Not that these patterns are a monopoly of the politically correct: much the same dynamics may be experienced in arguing about homosexuality with a social conservative. After all, despising homosexuality and homosexuals is effortless virtue for heterosexuals, who can feel all virtuous for not doing what they do not want to do anyway. Indeed, that is central to the appeal and evil of bigotry: that it offers easy benefits to (typically a large or powerful) group and major costs, even intense suffering, to (typically a small or less powerful) group. Does that mean the club virtue aspect of political correctness is a form of bigotry? Of course it does.


  1. Lorenzo

    If you were to compare the university undergrad course outlines in 1985 and 2005 in say, sociology, history, anthropology, and - to the extent they existed - all the 'Studies' course called 'New Humanities' you would find a marked move away from issues of economics and class to an almost pathological obsession with race. This is particularly weird as the racial cosmopolitanism, diversity, and quite successful integration in Australia simply did not exist in 1985.

    I think what has happened is that left-wing ideology was basically built on Marx, and its political project was socialism. With the collapse of the Soviet Union, the Left was without a messiah, a structure, or a project. But rather than behave like psychologically-adjusted adults, and shrug their shoulders saying, "oh well, we were wrong" they merely substituted a white/non-whites dialectic for the bourgeois-proletariat dialectic, and haven't looked back.

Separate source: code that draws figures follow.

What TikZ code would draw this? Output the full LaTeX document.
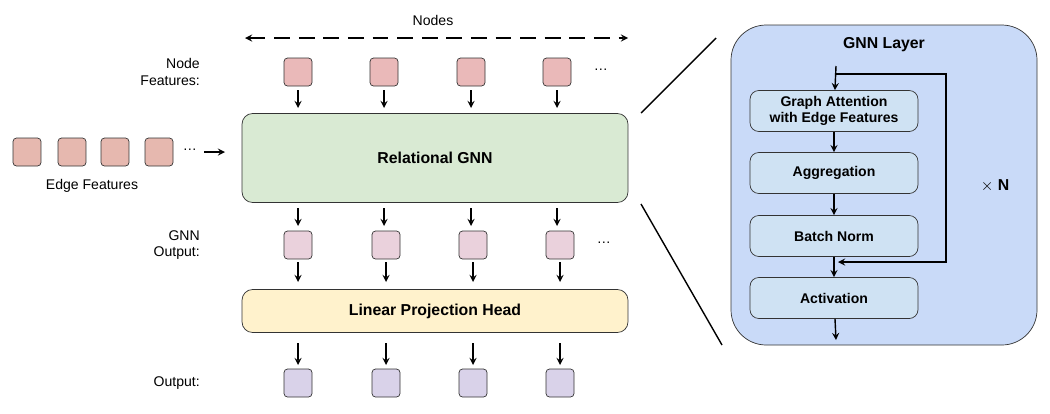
\documentclass[tikz,border=0pt]{standalone}
\usepackage{fontspec}
\setmainfont{Liberation Sans}
\usetikzlibrary{arrows}

\definecolor{nodefeat}{HTML}{EAB9B9}
\definecolor{edgefeat}{HTML}{E6B8AF}
\definecolor{gnnout}{HTML}{EAD1DC}
\definecolor{outfeat}{HTML}{D9D2E9}
\definecolor{gnngreen}{HTML}{D9EAD3}
\definecolor{headyellow}{HTML}{FFF2CC}
\definecolor{layerblue}{HTML}{C9DAF8}
\definecolor{stepblue}{HTML}{CFE2F3}

\tikzset{
  sq/.style={draw=black!80, rounded corners=2pt, minimum size=0.56cm, inner sep=0pt},
  bigbox/.style={draw=black!80, rounded corners=6pt, minimum width=7.72cm, inner sep=0pt, font=\bfseries\fontsize{9}{11}\selectfont},
  stepbox/.style={draw=black!80, fill=stepblue, rounded corners=5pt, minimum width=3.36cm, minimum height=0.82cm, inner sep=1pt, align=center, font=\bfseries\fontsize{8}{9}\selectfont},
  lbl/.style={font=\fontsize{8}{9.5}\selectfont, align=right},
  arr/.style={->, >=stealth, thick}
}

\begin{document}
\begin{tikzpicture}[x=0.02cm, y=-0.02cm]
\useasboundingbox (0,0) rectangle (1050,413);

\node[lbl] (nodes) at (433,20) {Nodes};
\draw[<->, >=stealth, thick, dash pattern=on 9pt off 5pt] (245,38) -- (628,38);

\node[lbl, anchor=east] (nflbl) at (206,72) {Node\\Features:};
\node[lbl, anchor=east] (golbl) at (206,245) {GNN\\Output:};
\node[lbl, anchor=east] (outlbl) at (206,383) {Output:};

\node[bigbox, fill=gnngreen, minimum height=1.78cm] (gnn) at (435,158) {Relational GNN};
\node[bigbox, fill=headyellow, minimum height=0.86cm] (head) at (435,311) {Linear Projection Head};

\foreach \x [count=\i] in {298,384,471,557} {
  \node[sq, fill=nodefeat] (nf\i) at (\x,72) {};
  \draw[arr] (nf\i.south) ++(0,4) -- (\x,108);
  \draw[arr] (\x,208) -- (\x,226);
}
\foreach \x [count=\i] in {298,386,473,560} {
  \node[sq, fill=gnnout] (go\i) at (\x,245) {};
  \draw[arr] (\x,262) -- (\x,282);
}
\foreach \x [count=\i] in {298,386,473,560} {
  \node[sq, fill=outfeat] (of\i) at (\x,383) {};
  \draw[arr] (\x,343) -- (\x,365);
}
\node (nfdots) at (601,70) {\fontsize{8}{9}\selectfont\dots};
\node (godots) at (604,243) {\fontsize{8}{9}\selectfont\dots};

\foreach \x [count=\i] in {27,72,115,159}
  \node[sq, fill=edgefeat] (ef\i) at (\x,152) {};
\node (efdots) at (190,150) {\fontsize{8}{9}\selectfont\dots};
\coordinate (efend) at (225,152);
\draw[arr] (204,152) -- (efend);
\node[lbl] (eflbl) at (92,186) {Edge Features};

% zoom lines
\coordinate (z1) at (716,38);
\coordinate (z2) at (722,345);
\draw[thick] (641,113) -- (z1);
\draw[thick] (641,204) -- (z2);

% GNN layer panel
\draw[draw=black!80, fill=layerblue, rounded corners=20pt] (731,25) rectangle (1037,345);
\node[font=\bfseries\fontsize{9}{11}\selectfont] (title) at (884,45) {GNN Layer};

\node[stepbox] (att) at (834,111) {Graph Attention\\with Edge Features};
\node[stepbox] (agg) at (834,173) {Aggregation};
\node[stepbox] (bn) at (834,236) {Batch Norm};
\node[stepbox] (act) at (834,298) {Activation};

\coordinate (in) at (836,66);
\coordinate (out) at (836,340);
\draw[arr] (in) -- (att);
\draw[arr] (att) -- (agg);
\draw[arr] (agg) -- (bn);
\draw[arr] (bn) -- (act);
\draw[arr] (act) -- (out);
\draw[arr] (836,74) -- (946,74) -- (946,262) -- (838,262);

\node[font=\bfseries\fontsize{9}{11}\selectfont] (times) at (995,186) {$\times$ N};

\end{tikzpicture}
\end{document}
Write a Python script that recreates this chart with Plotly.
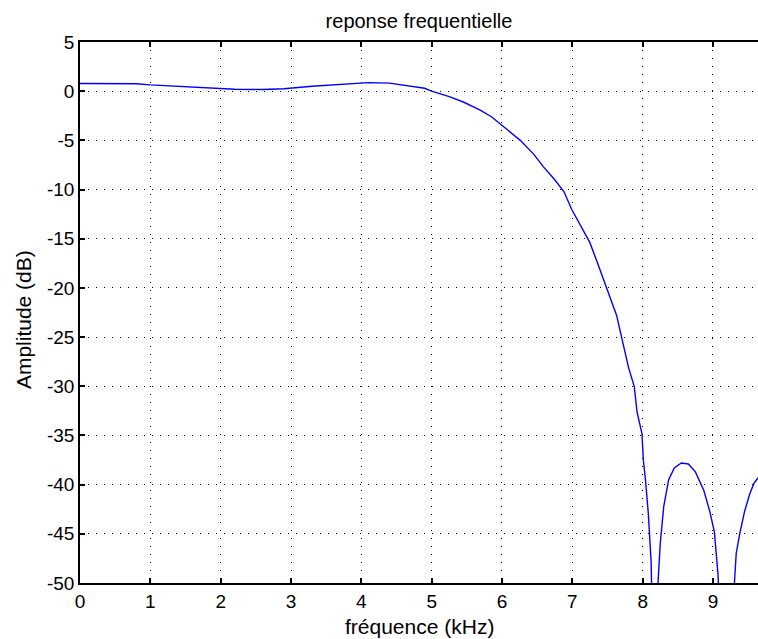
"""Frequency response plot (MATLAB style) rebuilt with Plotly."""
import plotly.graph_objects as go

freq_khz = [0.0, 0.4, 0.8, 1.0, 1.4, 1.8, 2.2, 2.6, 2.9, 3.3, 3.7, 4.1, 4.4,
            4.7, 4.9, 5.0, 5.25, 5.45, 5.69, 5.85, 6.02, 6.15, 6.26, 6.45,
            6.59, 6.75, 6.88, 6.99, 7.14, 7.25, 7.37, 7.49, 7.63, 7.70, 7.80,
            7.88, 7.92, 7.99, 8.01, 8.04, 8.08, 8.12, 8.17,
            8.22, 8.25, 8.3, 8.37, 8.45, 8.55, 8.65, 8.75, 8.87, 8.95, 9.02,
            9.07, 9.18, 9.3, 9.33, 9.38, 9.45, 9.52, 9.58, 9.64]
amp_db = [0.78, 0.78, 0.76, 0.64, 0.5, 0.32, 0.2, 0.17, 0.25, 0.5, 0.7, 0.87,
          0.82, 0.55, 0.3, 0.0, -0.55, -1.1, -1.93, -2.6, -3.6, -4.3, -5.0,
          -6.4, -7.7, -9.0, -10.2, -12.0, -14.0, -15.4, -17.7, -20.0, -22.8,
          -25.0, -28.1, -30.0, -32.6, -34.8, -37.5, -39.5, -42.9, -47.8,
          -65.0, -49.8, -46.0, -42.2, -39.5, -38.3, -37.8, -37.9, -38.7,
          -40.6, -42.6, -44.8, -49.0, -65.0, -49.9, -47.0, -45.0, -42.7,
          -41.0, -39.9, -39.3]

x_ticks = list(range(0, 10))
y_ticks = list(range(-50, 6, 5))

FONT = "Liberation Sans, Arial, Helvetica, sans-serif"

fig = go.Figure()
fig.add_trace(go.Scatter(
    x=freq_khz,
    y=amp_db,
    mode="lines",
    line=dict(color="#0000ff", width=1.4),
    showlegend=False,
))

axis_common = dict(
    showline=True,
    linecolor="black",
    linewidth=1.5,
    ticks="inside",
    ticklen=5,
    tickwidth=1.5,
    tickcolor="black",
    showgrid=True,
    gridcolor="black",
    gridwidth=1,
    griddash="1px,7px",
    zeroline=False,
    automargin=False,
    tickfont=dict(family=FONT, size=19, color="black"),
)

fig.update_xaxes(
    range=[0, 9.64],
    tickvals=x_ticks,
    ticktext=[str(v) for v in x_ticks],
    mirror="ticks",
    **axis_common,
)
fig.update_yaxes(
    range=[-50, 5],
    tickvals=y_ticks,
    ticktext=[str(v) for v in y_ticks],  # plain hyphen like MATLAB
    **axis_common,
)

# axis titles as annotations so they sit where the reference has them
fig.add_annotation(text="fréquence (kHz)", xref="paper", yref="paper",
                   x=0.5, y=-0.081, xanchor="center", yanchor="middle",
                   showarrow=False, font=dict(family=FONT, size=21, color="black"))
fig.add_annotation(text="Amplitude (dB)", xref="paper", yref="paper",
                   x=-0.084, y=0.486, xanchor="center", yanchor="middle",
                   textangle=-90, showarrow=False,
                   font=dict(family=FONT, size=21, color="black"))

fig.update_layout(
    title=dict(text="reponse frequentielle", x=0.5, xref="paper", xanchor="center",
               y=1, yref="container", yanchor="top", pad=dict(t=14),
               font=dict(family=FONT, size=20, color="black")),
    width=758,
    height=639,
    margin=dict(l=80, r=0, t=42, b=56),
    paper_bgcolor="white",
    plot_bgcolor="white",
)

# drop the default 8px body margin so the figure fills the window exactly
fig.write_html("out.html",
               config={"displayModeBar": False},
               post_script="document.body.style.margin='0';"
                           "document.body.style.overflow='hidden';")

That is why we see these blogs seething with anger and threads with hundreds of ranting posts at every pick-up of even a whiff of an "offensive racial slur". They're nuts!

  2. There is a certain shared well of deep rage indeed: but the shift from class to obsessing over various forms of ethnic, racial and related notions of identity is part of what happens when the radical Enlightenment retreats--the Counter-Enlightenment advances, as I note here.

    Of course, why is one so desperate to define oneself against the surrounding society? Because that gives status, and status how it counts--in relationship to members of your own society.